The big economic point, however, is that the world needs to manage a post-crisis adjustment, in which capital flows turn around. In essence, this is a real, not a monetary, process. The rich countries cannot productively absorb the flow of capital that used to flow from poor ones. Indeed, they never could. What could not go on now has to change.
To understand why this is urgent, it helps to look at financial balances within deficit economies. In the case of the US, for example, they tell a compelling story. The financial balances (gap between income and spending) of the household, corporate, government and foreign sectors sum to zero. What is revealing is how they do so.
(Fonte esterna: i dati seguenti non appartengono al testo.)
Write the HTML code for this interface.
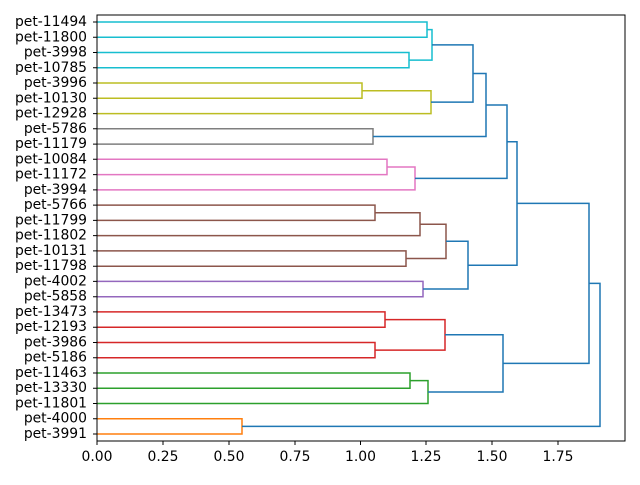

Se si dà un'occhiata all'evoluzione nel tempo dei quattro termini dell'identità contabile si scopre come fino alla crisi finanziaria il peso del deficit estero U.S.A. fosse stato sopportato in modo condiviso dalle famiglie e dal governo. La crisi ha tuttavia costretto famiglie e imprese a ridurre la spesa con una conseguenza inevitabile:
With foreigners, households and the corporate sector running surpluses, the government ended up in huge deficit (see chart). In my view, the underlying driver was post-crisis cutbacks by the private sector. The fiscal deficit was far more a result of these shifts than a cause.
The crucial point is that the US can reduce its huge fiscal deficits, without pushing the country into a deep slump, if and only if other sectors expand spending, relative to incomes. This is unlikely to happen in the US private sector, to a sufficient extent, though some expansion of investment is plausible. A good part of the needed adjustment must come from expansion of foreign spending relative to income – in other words, a reduction in the structural current account deficit.
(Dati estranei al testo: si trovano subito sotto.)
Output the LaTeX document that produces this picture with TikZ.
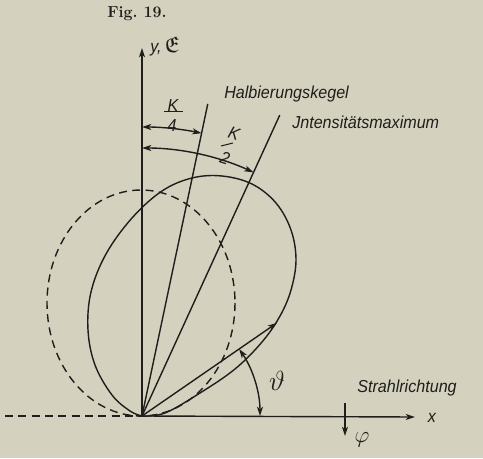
\documentclass[tikz,border=0pt]{standalone}
\usepackage{fontspec}
\usepackage{amssymb}
\usetikzlibrary{arrows.meta}
\newfontfamily\labfont[FakeStretch=0.93]{Liberation Sans}
\definecolor{paper}{RGB}{212,209,190}
\definecolor{ink}{RGB}{30,30,28}
\begin{document}
\begin{tikzpicture}[x=0.75pt,y=-0.75pt,
  line/.style={draw=ink,line width=1.05pt},
  thin/.style={draw=ink,line width=0.75pt},
  dsh/.style={draw=ink,line width=1.05pt,dash pattern=on 6pt off 4pt},
  tip/.style={-{Stealth[length=7pt,width=4.5pt,inset=2pt]}},
  dtip/.style={{Stealth[length=7pt,width=4.5pt,inset=2pt]}-{Stealth[length=7pt,width=4.5pt,inset=2pt]}},
  lab/.style={text=ink,font=\labfont\itshape\fontsize{13}{14}\selectfont,inner sep=0pt}]
\fill[paper] (0,0) rectangle (483,458);
\useasboundingbox (0,0) rectangle (483,458);
% origin and axis ends
\coordinate (O) at (142,416);
\coordinate (yend) at (142,48);
\coordinate (xend) at (415,417);
\coordinate (dl) at (5,416);
\coordinate (hk) at ([shift={(-78.1:319)}]O);
\coordinate (im) at ([shift={(-65.4:331)}]O);
\coordinate (tt) at ([shift={(-34.6:164)}]O);
\coordinate (ph1) at (345,403);
\coordinate (ph2) at (345,436);
% axes
\draw[line,tip] (O) -- (yend);
\draw[line,tip] (O) -- (xend);
\draw[dsh] (dl) -- (O);
% cone lines
\draw[line] (O) -- (hk);
\draw[line] (O) -- (im);
% dashed circle-like curve
\draw[dsh] (141,303) ellipse [x radius=94, y radius=113];
% solid lobe
\draw[line] plot[smooth,tension=0.6] coordinates {(142,416) (165,413) (200,393) (235,369) (262,342) (280,316) (291,290) (296,260) (291,230) (276,203) (252,184) (222,176) (192,178) (162,191) (132,218) (106,254) (91,292) (88,330) (95,365) (112,395) (130,411) (142,416)};
% theta vector
\draw[line,tip] (O) -- (tt);
% angle arcs
\draw[line,dtip] ([shift={(-90:289)}]O) arc[start angle=-90,end angle=-78.1,radius=289];
\draw[line,dtip] ([shift={(-90:268)}]O) arc[start angle=-90,end angle=-65.4,radius=268];
\draw[line,dtip] ([shift={(0:118)}]O) arc[start angle=0,end angle=-34.6,radius=118];
% phi arrow
\draw[line,tip] (ph1) -- (ph2);
% labels
\node[text=ink,font=\bfseries\fontsize{12}{14}\selectfont] (fig) at (137,14) {Fig.\ 19.};
\node[lab,anchor=west] (ylab) at (150,46) {y,\,{\fontsize{17}{18}\selectfont$\mathfrak{E}$}};
\node[lab,anchor=west] (hlab) at (224,94) {Halbierungskegel};
\node[lab,anchor=west] (ilab) at (292,122) {Jntensitätsmaximum};
% K/4
\node[lab] (k4n) at (173,106) {K};
\node[lab] (k4d) at (172,126) {4};
\draw[thin] (k4n.south west) ++(-3,-1) coordinate (k4a) -- ++(19,0) coordinate (k4b);
% K/2 (slanted)
\node[lab,rotate=-18] (k2n) at (234,133) {K};
\node[lab,rotate=-18] (k2d) at (225,158) {2};
\coordinate (k2a) at (221,146);
\coordinate (k2b) at (233,143);
\draw[thin] (k2a) -- (k2b);
\node[text=ink,font=\fontsize{21}{23}\selectfont] (th) at (277,381) {$\vartheta$};
\node[lab,anchor=west] (slab) at (357,388) {Strahlrichtung};
\node[lab] (xlab) at (432,418) {x};
\node[text=ink,font=\fontsize{16}{18}\selectfont] (phl) at (362,440) {$\varphi$};
\end{tikzpicture}
\end{document}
This analysis lies behind any discussion of global adjustment.
Le previsioni del Fondo Monetario Internazionale contenute in questo rapporto descrivono uno scenario futuro chiaramente insostenibile, nel quale i deficit del conto delle partite correnti dei paesi nei quali questo deficit è già alto continua ad aumentare fino a tornare a livelli pre-crisi, mentre i surplus degli altri paesi si stabilizza (si veda la seconda delle figure qui sopra). Questo è impossibile e certamente insostenibile, rischia di alimentare delle guerre valutarie senza confini che penalizzerebbero in primis la crescita mondiale, danneggiando anche la Cina.
Wolf però non è pessimista e fa osservare come nella dichiarazione dei leaders dei paesi del G-20 sia scritto che “persistently large imbalances, assessed against indicative guidelines to be agreed by our finance ministers and central bank governors, warrant an assessment of their nature and the root causes of impediments to adjustment ... These indicative guidelines composed of a range of indicators would serve as a mechanism to facilitate timely identification of large imbalances that require preventive and corrective actions.” Spero proprio che abbia ragione.